EXERCISE OBJECTIVE -
Copy exactly the lines that run from the top of the listing to the line containing "for i, y in", both ends included, and omit the pictures.

DATA -
────

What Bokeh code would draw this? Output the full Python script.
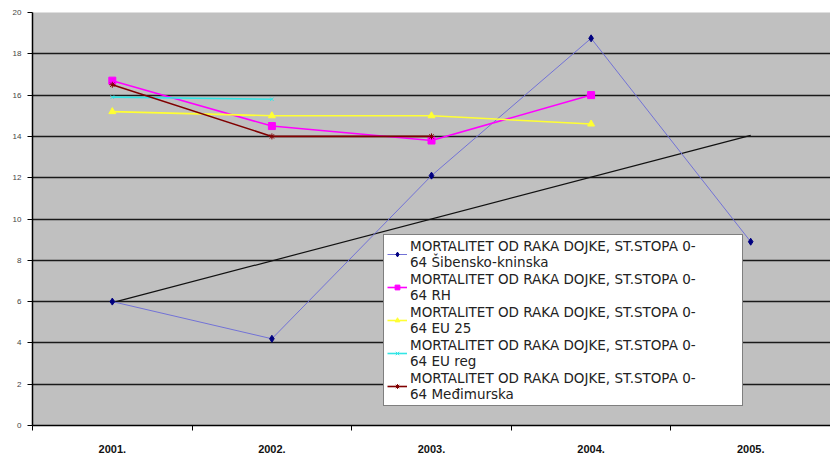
from bokeh.plotting import figure
from bokeh.models import Range1d, FixedTicker, Legend, LegendItem
from bokeh.embed import file_html
from bokeh.resources import INLINE

# ---- data ----
years = ["2001.", "2002.", "2003.", "2004.", "2005."]
sibenik = [6.0, 4.2, 12.1, 18.75, 8.9]
rh = [16.7, 14.5, 13.8, 16.0, None]
eu25 = [15.2, 15.0, 15.0, 14.6, None]
eureg = [15.9, 15.8, None, None, None]
medjimurje = [16.5, 14.0, 14.0, None, None]
trend_years = ["2001.", "2005."]
trend_vals = [5.95, 14.05]
y_ticks = [0, 2, 4, 6, 8, 10, 12, 14, 16, 18, 20]

label_head = "MORTALITET OD RAKA DOJKE, ST.STOPA 0-\n64 "
names = ["Šibensko-kninska", "RH", "EU 25", "EU reg", "Međimurska"]

pos = {y: i + 1 for i, y in enumerate(years)}

p = figure(width=830, height=465, output_backend="svg", toolbar_location=None,
           x_range=Range1d(0.5, len(years) + 0.5), y_range=Range1d(0, 20),
           min_border_left=32, min_border_right=0, min_border_top=12,
           min_border_bottom=40)
p.background_fill_color = "#c0c0c0"
p.border_fill_color = "white"
p.outline_line_color = None

p.xgrid.grid_line_color = None
p.ygrid.grid_line_color = "#1a1a1a"
p.ygrid.grid_line_width = 1.5
p.ygrid.ticker = FixedTicker(ticks=y_ticks)

xs_all = [pos[y] for y in years]
p.xaxis.ticker = FixedTicker(ticks=xs_all,
                             minor_ticks=[x - 0.5 for x in xs_all] + [xs_all[-1] + 0.5])
p.xaxis.major_label_overrides = {pos[y]: y for y in years}
p.xaxis.major_tick_out = 0
p.xaxis.major_tick_in = 0
p.xaxis.minor_tick_out = 5
p.xaxis.minor_tick_in = 0
p.xaxis.minor_tick_line_color = "black"
p.xaxis.major_label_standoff = 14
p.xaxis.major_label_text_font = "Liberation Sans"
p.xaxis.major_label_text_font_style = "bold"
p.xaxis.major_label_text_font_size = "11px"
p.xaxis.major_label_text_color = "#111111"
p.xaxis.axis_line_color = "black"
p.xaxis.axis_line_width = 1.5

p.yaxis.ticker = FixedTicker(ticks=y_ticks)
p.yaxis.major_tick_out = 5
p.yaxis.major_tick_in = 0
p.yaxis.minor_tick_line_color = None
p.yaxis.major_label_standoff = 6
p.yaxis.major_label_text_font = "Liberation Sans"
p.yaxis.major_label_text_font_size = "8px"
p.yaxis.major_label_text_color = "#444444"
p.yaxis.axis_line_color = "black"
p.yaxis.axis_line_width = 1.5


def pts(vals):
    xs, ys = [], []
    for y, v in zip(years, vals):
        if v is not None:
            xs.append(pos[y])
            ys.append(v)
    return xs, ys


# trendline
p.line([pos[y] for y in trend_years], trend_vals, line_color="#111111", line_width=1.2)

series = [
    (sibenik, "#7272d6", 1, "#000080", "diamond", 7),
    (rh, "#ff00ff", 1.6, "#ff00ff", "square", 7),
    (eu25, "#ffff33", 1.6, "#ffff33", "triangle", 7),
    (eureg, "#33e6e6", 1.6, "#33e6e6", "x", 5),
    (medjimurje, "#800000", 1.6, "#800000", "asterisk", 6),
]

items = []
for (vals, lc, lw, mc, mk, ms), nm in zip(series, names):
    xs, ys = pts(vals)
    r1 = p.line(xs, ys, line_color=lc, line_width=lw)
    r2 = p.scatter(xs, ys, marker=mk, size=ms, fill_color=mc, line_color=mc)
    items.append(LegendItem(label=label_head + nm, renderers=[r1, r2]))

legend = Legend(items=items, location=(351, 19))
legend.label_text_font = "DejaVu Sans"
legend.label_text_font_size = "13.5px"
legend.label_text_color = "#222222"
legend.label_width = 329
legend.glyph_width = 20
legend.glyph_height = 12
legend.label_standoff = 3
legend.spacing = 1
legend.padding = 3
legend.margin = 0
legend.border_line_color = "black"
legend.border_line_width = 1
legend.background_fill_color = "white"
legend.background_fill_alpha = 1
p.add_layout(legend)

open("out.html", "w").write(file_html(p, INLINE))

────

THE OUTPUT -
What Bokeh code would draw this? Output the full Python script.
from bokeh.plotting import figure
from bokeh.models import Range1d, FixedTicker, Legend, LegendItem
from bokeh.embed import file_html
from bokeh.resources import INLINE

# ---- data ----
years = ["2001.", "2002.", "2003.", "2004.", "2005."]
sibenik = [6.0, 4.2, 12.1, 18.75, 8.9]
rh = [16.7, 14.5, 13.8, 16.0, None]
eu25 = [15.2, 15.0, 15.0, 14.6, None]
eureg = [15.9, 15.8, None, None, None]
medjimurje = [16.5, 14.0, 14.0, None, None]
trend_years = ["2001.", "2005."]
trend_vals = [5.95, 14.05]
y_ticks = [0, 2, 4, 6, 8, 10, 12, 14, 16, 18, 20]

label_head = "MORTALITET OD RAKA DOJKE, ST.STOPA 0-\n64 "
names = ["Šibensko-kninska", "RH", "EU 25", "EU reg", "Međimurska"]

pos = {y: i + 1 for i, y in enumerate(years)}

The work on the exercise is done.